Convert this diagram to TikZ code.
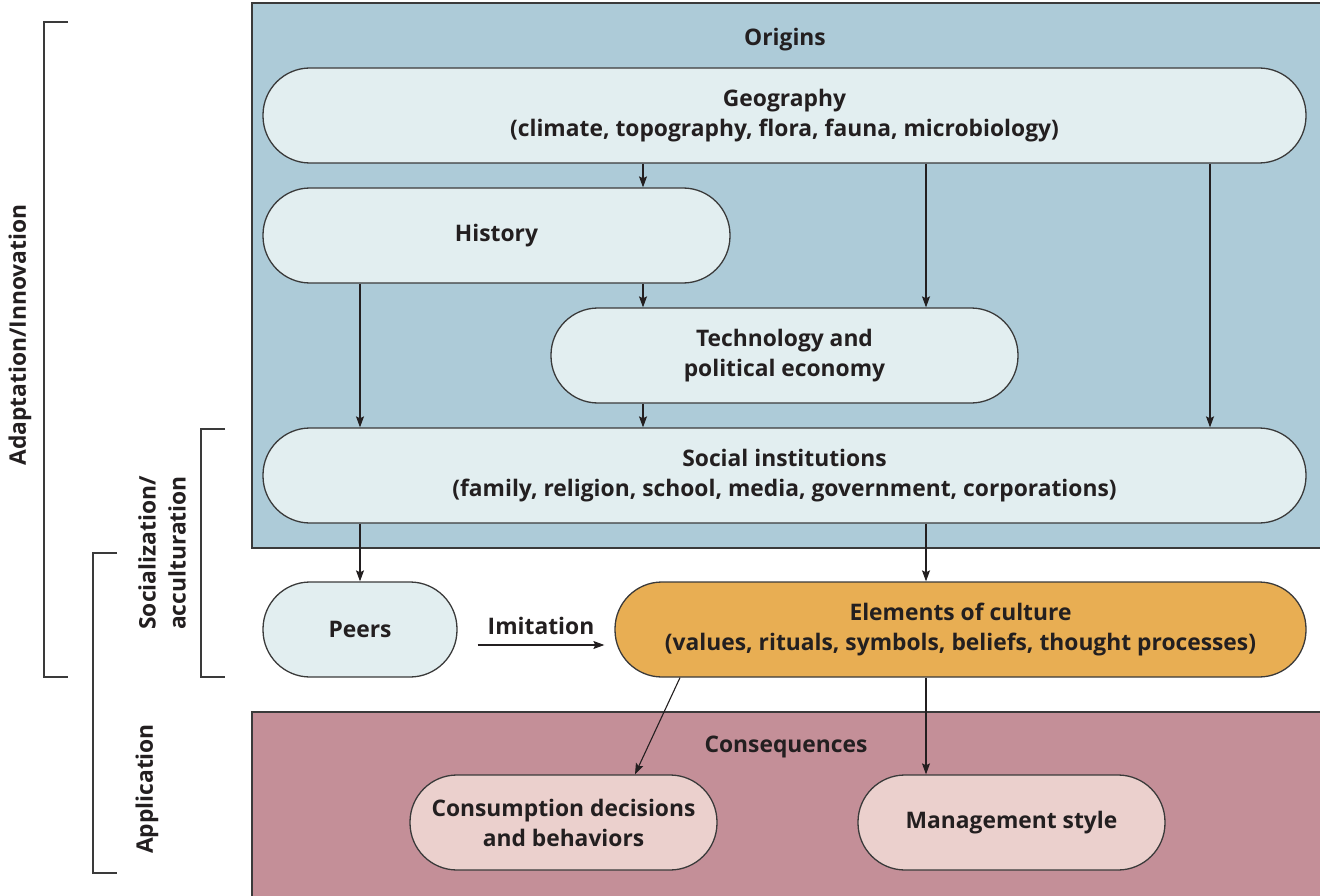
\documentclass[tikz,border=0pt]{standalone}
\usepackage{fontspec}
\setmainfont{Open Sans}
\usetikzlibrary{arrows.meta}
\definecolor{bluebg}{HTML}{ADCBD8}
\definecolor{nodebg}{HTML}{E2EEF0}
\definecolor{orangebg}{HTML}{E8AE53}
\definecolor{pinkbg}{HTML}{C48F98}
\definecolor{pinknode}{HTML}{EBD0CD}
\definecolor{ink}{HTML}{231F20}
\definecolor{edge}{HTML}{3A3A3A}
\tikzset{
  pill/.style={draw=edge, line width=1.3pt, fill=nodebg, rounded corners=47pt,
    minimum height=95pt, inner sep=0pt, align=center, text=ink,
    font=\fontsize{22.8}{30}\selectfont\bfseries},
  lbl/.style={text=ink, font=\fontsize{22.8}{30}\selectfont\bfseries, align=center, inner sep=0pt},
  arr/.style={draw=ink, line width=1.1pt, -{Stealth[length=11pt,width=8pt,inset=2pt]}},
  brk/.style={draw=edge, line width=1.3pt},
  panel/.style={draw=edge, line width=1.3pt}
}
\begin{document}
\begin{tikzpicture}[x=1pt,y=-1pt]
\useasboundingbox (0,0) rectangle (1320,896);
% panels
\path[panel, fill=bluebg] (252,3) rectangle (1325,548);
\path[panel, fill=pinkbg] (252,712) rectangle (1325,900);
\node[lbl] (origins) at (785,40) {Origins};
\node[lbl] (conseq) at (786,747) {Consequences};
% nodes
\node[pill, minimum width=1043pt] (geo) at (784.5,115.5) {Geography\\(climate, topography, flora, fauna, microbiology)};
\node[pill, minimum width=467pt] (hist) at (496.5,235.5) {\raisebox{-2pt}{History}};
\node[pill, minimum width=467pt] (tech) at (784.5,355.5) {Technology and\\political economy};
\node[pill, minimum width=1043pt] (soc) at (784.5,475.5) {Social institutions\\(family, religion, school, media, government, corporations)};
\node[pill, minimum width=194pt] (peers) at (360,629.5) {Peers};
\node[pill, minimum width=691pt, fill=orangebg] (elem) at (960.5,629.5) {Elements of culture\\(values, rituals, symbols, beliefs, thought processes)};
\node[pill, minimum width=307pt, fill=pinknode] (cons) at (563.5,822.5) {Consumption decisions\\and behaviors};
\node[pill, minimum width=307pt, fill=pinknode] (mgmt) at (1011.5,822.5) {\raisebox{-2pt}{Management style}};
% x guides
\coordinate (xa) at (360,0);
\coordinate (xb) at (643,0);
\coordinate (xc) at (926,0);
\coordinate (xd) at (1210,0);
\coordinate (xe) at (680,0);
\coordinate (xf) at (635,0);
% arrows
\draw[arr] (geo.south -| xb) -- (hist.north -| xb);
\draw[arr] (geo.south -| xc) -- (tech.north -| xc);
\draw[arr] (geo.south -| xd) -- (soc.north -| xd);
\draw[arr] (hist.south -| xb) -- (tech.north -| xb);
\draw[arr] (hist.south -| xa) -- (soc.north -| xa);
\draw[arr] (tech.south -| xb) -- (soc.north -| xb);
\draw[arr] (soc.south -| xa) -- (peers.north);
\draw[arr] (soc.south -| xc) -- (elem.north -| xc);
\draw[arr] ([xshift=20pt,yshift=-15.5pt]peers.east) -- node[lbl, above=10pt] {Imitation} ([xshift=-10pt,yshift=-15.5pt]elem.west);
\draw[arr] (elem.south -| xe) -- (cons.north -| xf);
\draw[arr] (elem.south -| xc) -- (mgmt.north -| xc);
% brackets
\draw[brk] (68,22) -- (44,22) -- (44,677) -- (68,677);
\draw[brk] (225,429) -- (201,429) -- (201,677) -- (225,677);
\draw[brk] (117,553) -- (93,553) -- (93,873) -- (117,873);
\node[lbl, rotate=90] (adapt) at (20,335) {Adaptation/Innovation};
\node[lbl, rotate=90] (social) at (162,553) {Socialization/\\acculturation};
\node[lbl, rotate=90] (appl) at (147,789) {Application};
\end{tikzpicture}
\end{document}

- **INSTRUCTION**: Transcribe the full listing above exactly, with the images removed.

- **EXERCISE OUTPUT**:
Convert this diagram to TikZ code.
\documentclass[tikz,border=0pt]{standalone}
\usepackage{fontspec}
\setmainfont{Open Sans}
\usetikzlibrary{arrows.meta}
\definecolor{bluebg}{HTML}{ADCBD8}
\definecolor{nodebg}{HTML}{E2EEF0}
\definecolor{orangebg}{HTML}{E8AE53}
\definecolor{pinkbg}{HTML}{C48F98}
\definecolor{pinknode}{HTML}{EBD0CD}
\definecolor{ink}{HTML}{231F20}
\definecolor{edge}{HTML}{3A3A3A}
\tikzset{
  pill/.style={draw=edge, line width=1.3pt, fill=nodebg, rounded corners=47pt,
    minimum height=95pt, inner sep=0pt, align=center, text=ink,
    font=\fontsize{22.8}{30}\selectfont\bfseries},
  lbl/.style={text=ink, font=\fontsize{22.8}{30}\selectfont\bfseries, align=center, inner sep=0pt},
  arr/.style={draw=ink, line width=1.1pt, -{Stealth[length=11pt,width=8pt,inset=2pt]}},
  brk/.style={draw=edge, line width=1.3pt},
  panel/.style={draw=edge, line width=1.3pt}
}
\begin{document}
\begin{tikzpicture}[x=1pt,y=-1pt]
\useasboundingbox (0,0) rectangle (1320,896);
% panels
\path[panel, fill=bluebg] (252,3) rectangle (1325,548);
\path[panel, fill=pinkbg] (252,712) rectangle (1325,900);
\node[lbl] (origins) at (785,40) {Origins};
\node[lbl] (conseq) at (786,747) {Consequences};
% nodes
\node[pill, minimum width=1043pt] (geo) at (784.5,115.5) {Geography\\(climate, topography, flora, fauna, microbiology)};
\node[pill, minimum width=467pt] (hist) at (496.5,235.5) {\raisebox{-2pt}{History}};
\node[pill, minimum width=467pt] (tech) at (784.5,355.5) {Technology and\\political economy};
\node[pill, minimum width=1043pt] (soc) at (784.5,475.5) {Social institutions\\(family, religion, school, media, government, corporations)};
\node[pill, minimum width=194pt] (peers) at (360,629.5) {Peers};
\node[pill, minimum width=691pt, fill=orangebg] (elem) at (960.5,629.5) {Elements of culture\\(values, rituals, symbols, beliefs, thought processes)};
\node[pill, minimum width=307pt, fill=pinknode] (cons) at (563.5,822.5) {Consumption decisions\\and behaviors};
\node[pill, minimum width=307pt, fill=pinknode] (mgmt) at (1011.5,822.5) {\raisebox{-2pt}{Management style}};
% x guides
\coordinate (xa) at (360,0);
\coordinate (xb) at (643,0);
\coordinate (xc) at (926,0);
\coordinate (xd) at (1210,0);
\coordinate (xe) at (680,0);
\coordinate (xf) at (635,0);
% arrows
\draw[arr] (geo.south -| xb) -- (hist.north -| xb);
\draw[arr] (geo.south -| xc) -- (tech.north -| xc);
\draw[arr] (geo.south -| xd) -- (soc.north -| xd);
\draw[arr] (hist.south -| xb) -- (tech.north -| xb);
\draw[arr] (hist.south -| xa) -- (soc.north -| xa);
\draw[arr] (tech.south -| xb) -- (soc.north -| xb);
\draw[arr] (soc.south -| xa) -- (peers.north);
\draw[arr] (soc.south -| xc) -- (elem.north -| xc);
\draw[arr] ([xshift=20pt,yshift=-15.5pt]peers.east) -- node[lbl, above=10pt] {Imitation} ([xshift=-10pt,yshift=-15.5pt]elem.west);
\draw[arr] (elem.south -| xe) -- (cons.north -| xf);
\draw[arr] (elem.south -| xc) -- (mgmt.north -| xc);
% brackets
\draw[brk] (68,22) -- (44,22) -- (44,677) -- (68,677);
\draw[brk] (225,429) -- (201,429) -- (201,677) -- (225,677);
\draw[brk] (117,553) -- (93,553) -- (93,873) -- (117,873);
\node[lbl, rotate=90] (adapt) at (20,335) {Adaptation/Innovation};
\node[lbl, rotate=90] (social) at (162,553) {Socialization/\\acculturation};
\node[lbl, rotate=90] (appl) at (147,789) {Application};
\end{tikzpicture}
\end{document}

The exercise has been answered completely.